Extended IDM theory with low scale seesaw mechanisms

TL;DR

This paper proposes an extended inert doublet model that explains fermion masses, dark matter stability, and CP violation through multi-loop radiative mechanisms, also addressing the CMS 95 GeV diphoton excess.

Contribution

It introduces a novel low-scale seesaw framework with radiative mass generation and multi-component dark matter, linking several phenomena in particle physics.

Findings

Successfully accounts for SM fermion masses and mixings

Reproduces dark matter relic abundance compatible with experiments

Explains the CMS 95 GeV diphoton excess

Abstract

We have developed an extension of the inert doublet model in which the CP-phases in the weak sector are generated from one-loop level corrections mediated by dark fields, while the strong-CP phase arises at three-loop. In this framework, the tiny masses of the active neutrinos are produced through a radiative inverse seesaw mechanism at a two-loop level, the masses of the first and second families of SM-charged fermions arise from a one-loop level radiative seesaw mechanism, and the third generation of SM charged fermion masses are generated at tree level. We have demonstrated that the proposed model successfully accounts for SM fermion masses and mixings. The radiative nature of the seesaw mechanisms is attributed to preserved discrete symmetries, which are required for ensuring the stability of fermionic and scalar dark matter candidates.
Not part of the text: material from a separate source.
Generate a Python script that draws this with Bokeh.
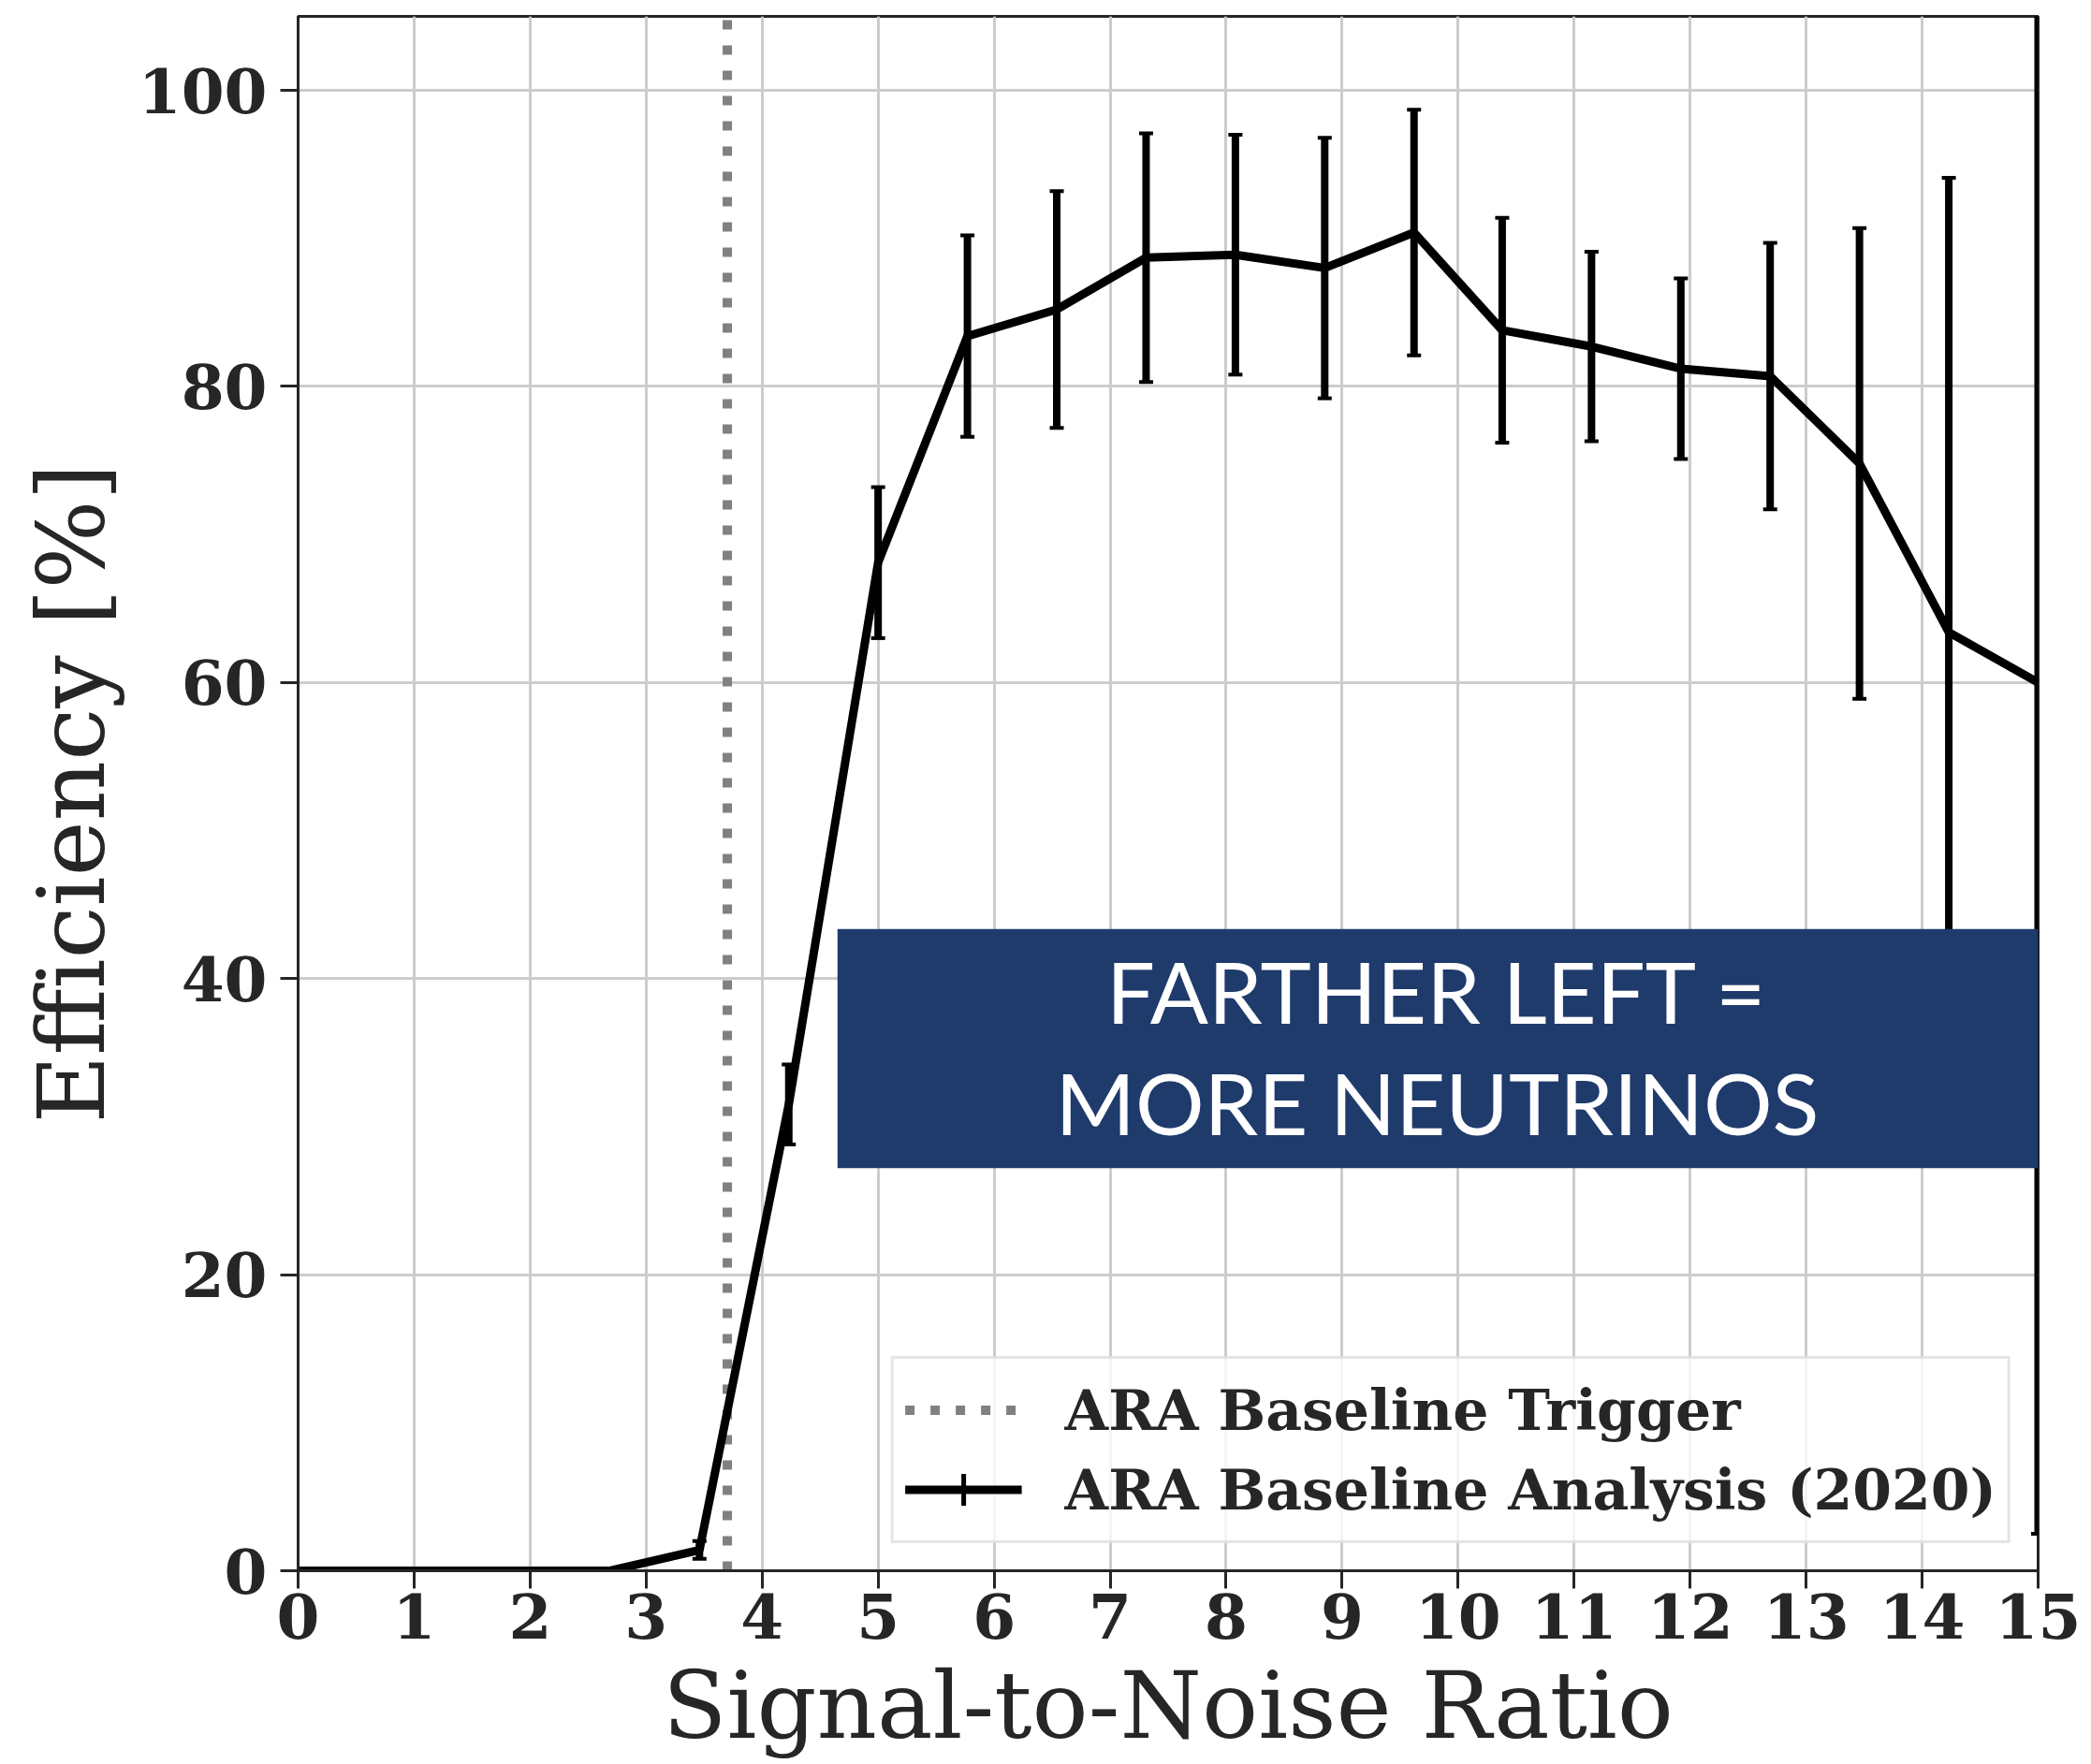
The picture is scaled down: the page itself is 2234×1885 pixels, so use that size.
from bokeh.plotting import figure
from bokeh.models import (Range1d, FixedTicker, BoxAnnotation, Label, Legend,
                          LegendItem, ColumnDataSource)
from bokeh.embed import file_html
from bokeh.resources import INLINE

# ---- data ----
snr = [-0.38, 0.38, 1.15, 1.92, 2.69, 3.46, 4.23, 5.00, 5.77, 6.54, 7.31,
       8.08, 8.85, 9.62, 10.38, 11.15, 11.92, 12.69, 13.46, 14.23, 15.00]
efficiency = [0.0, 0.0, 0.0, 0.0, 0.0, 1.4, 31.5, 68.1, 83.4, 85.2, 88.7,
              88.9, 88.0, 90.4, 83.8, 82.7, 81.2, 80.7, 74.8, 63.4, 60.0]
eff_err = [0.0, 0.0, 0.0, 0.0, 0.0, 0.6, 2.7, 5.1, 6.8, 8.0, 8.4,
           8.1, 8.8, 8.3, 7.6, 6.4, 6.1, 9.0, 15.9, 30.7, 57.5]
trigger_snr = 3.7

x_ticks = list(range(0, 16))
y_ticks = [0, 20, 40, 60, 80, 100]
X_MIN, X_MAX = 0, 15
Y_MIN, Y_MAX = 0, 105

legend_labels = ["ARA Baseline Trigger", "ARA Baseline Analysis (2020)"]
banner_lines = ["FARTHER LEFT =", "MORE NEUTRINOS"]
x_label = "Signal-to-Noise Ratio"
y_label = "Efficiency [%]"

# banner geometry (data units)
BANNER_LEFT, BANNER_RIGHT = 4.65, 15.0
BANNER_BOTTOM, BANNER_TOP = 27.2, 43.35
BANNER_TEXT_X = 9.82
BANNER_LINE_Y = [39.2, 31.7]

TEXT = "#262626"
SERIF = "DejaVu Serif"

p = figure(width=2226, height=1885, output_backend="svg", toolbar_location=None,
           x_range=Range1d(X_MIN, X_MAX), y_range=Range1d(Y_MIN, Y_MAX),
           min_border_left=318, min_border_right=49, min_border_top=17,
           min_border_bottom=207, background_fill_color="white",
           border_fill_color="white")

p.outline_line_color = TEXT
p.outline_line_width = 3

# grid
p.xgrid.ticker = FixedTicker(ticks=x_ticks)
p.ygrid.ticker = FixedTicker(ticks=y_ticks)
for g in (p.xgrid, p.ygrid):
    g.grid_line_color = "#cccccc"
    g.grid_line_width = 3

# axes
p.xaxis.ticker = FixedTicker(ticks=x_ticks)
p.yaxis.ticker = FixedTicker(ticks=y_ticks)
for ax in (p.xaxis, p.yaxis):
    ax.axis_line_color = TEXT
    ax.axis_line_width = 3
    ax.major_tick_line_color = TEXT
    ax.major_tick_line_width = 3
    ax.major_tick_out = 19
    ax.major_tick_in = 0
    ax.minor_tick_line_color = None
    ax.major_label_text_font = SERIF
    ax.major_label_text_font_style = "bold"
    ax.major_label_text_font_size = "66px"
    ax.major_label_text_color = TEXT
    ax.axis_label_text_font = SERIF
    ax.axis_label_text_font_style = "normal"
    ax.axis_label_text_font_size = "100px"
    ax.axis_label_text_color = TEXT
p.xaxis.axis_label = x_label
p.yaxis.axis_label = y_label
p.xaxis.major_label_standoff = 5
p.yaxis.major_label_standoff = 14
p.xaxis.axis_label_standoff = 10
p.yaxis.axis_label_standoff = 10

# trigger line
trig_r = p.line(x=[trigger_snr, trigger_snr], y=[Y_MIN, Y_MAX],
                line_color="#808080", line_width=10, line_dash="10 17")

# error bars (only where there is an error)
idx = [i for i, e in enumerate(eff_err) if e > 0]
err_src = ColumnDataSource(dict(
    x=[snr[i] for i in idx],
    y=[efficiency[i] for i in idx],
    lo=[efficiency[i] - eff_err[i] for i in idx],
    hi=[efficiency[i] + eff_err[i] for i in idx],
))
p.segment(x0="x", y0="lo", x1="x", y1="hi", source=err_src,
          line_color="black", line_width=8)
p.scatter(x="x", y="lo", source=err_src, marker="dash", size=15,
          line_color="black", line_width=4)
p.scatter(x="x", y="hi", source=err_src, marker="dash", size=15,
          line_color="black", line_width=4)

# main curve
main_r = p.line(x=snr, y=efficiency, line_color="black", line_width=9,
                line_join="round")
# legend helper for the error-bar symbol (zero size on the plot itself)
cross_r = p.scatter(x="x", y="y", source=err_src, marker="cross", size=0,
                    line_color="black", line_width=5)

legend = Legend(items=[
    LegendItem(label=legend_labels[0], renderers=[trig_r]),
    LegendItem(label=legend_labels[1], renderers=[main_r, cross_r]),
], location="bottom_right")
legend.margin = 29
legend.padding = 12
legend.spacing = 0
legend.glyph_width = 125
legend.glyph_height = 85
legend.label_standoff = 46
legend.label_text_font = SERIF
legend.label_text_font_style = "bold"
legend.label_text_font_size = "60px"
legend.label_text_color = TEXT
legend.border_line_color = "#cccccc"
legend.border_line_width = 3
legend.background_fill_color = "white"
legend.background_fill_alpha = 0.8
p.add_layout(legend)

# banner
p.add_layout(BoxAnnotation(left=BANNER_LEFT, right=BANNER_RIGHT,
                           bottom=BANNER_BOTTOM, top=BANNER_TOP,
                           fill_color="#1f3b6c", fill_alpha=1.0,
                           line_color=None))
for txt, yy in zip(banner_lines, BANNER_LINE_Y):
    p.add_layout(Label(x=BANNER_TEXT_X, y=yy, text=txt, text_align="center",
                       text_baseline="alphabetic", text_font="Lato",
                       text_font_size="92px", text_color="white"))

open("out.html", "w").write(file_html(p, INLINE))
The preserved discrete symmetries also allow for multi-component dark matter, whose annihilation processes permits to successfully reproduce the measured amount of dark matter relic abundance for an appropriate region of parameter space, which has shown to be compatible with current dark matter direct detection limits. Besides that, we explore the model's ability to explain the $95$ GeV diphoton excess observed by the CMS collaboration, showing that it readily accommodates this anomaly. We have shown that charged lepton flavor violating decays acquire rates within the current experimental sensitivity.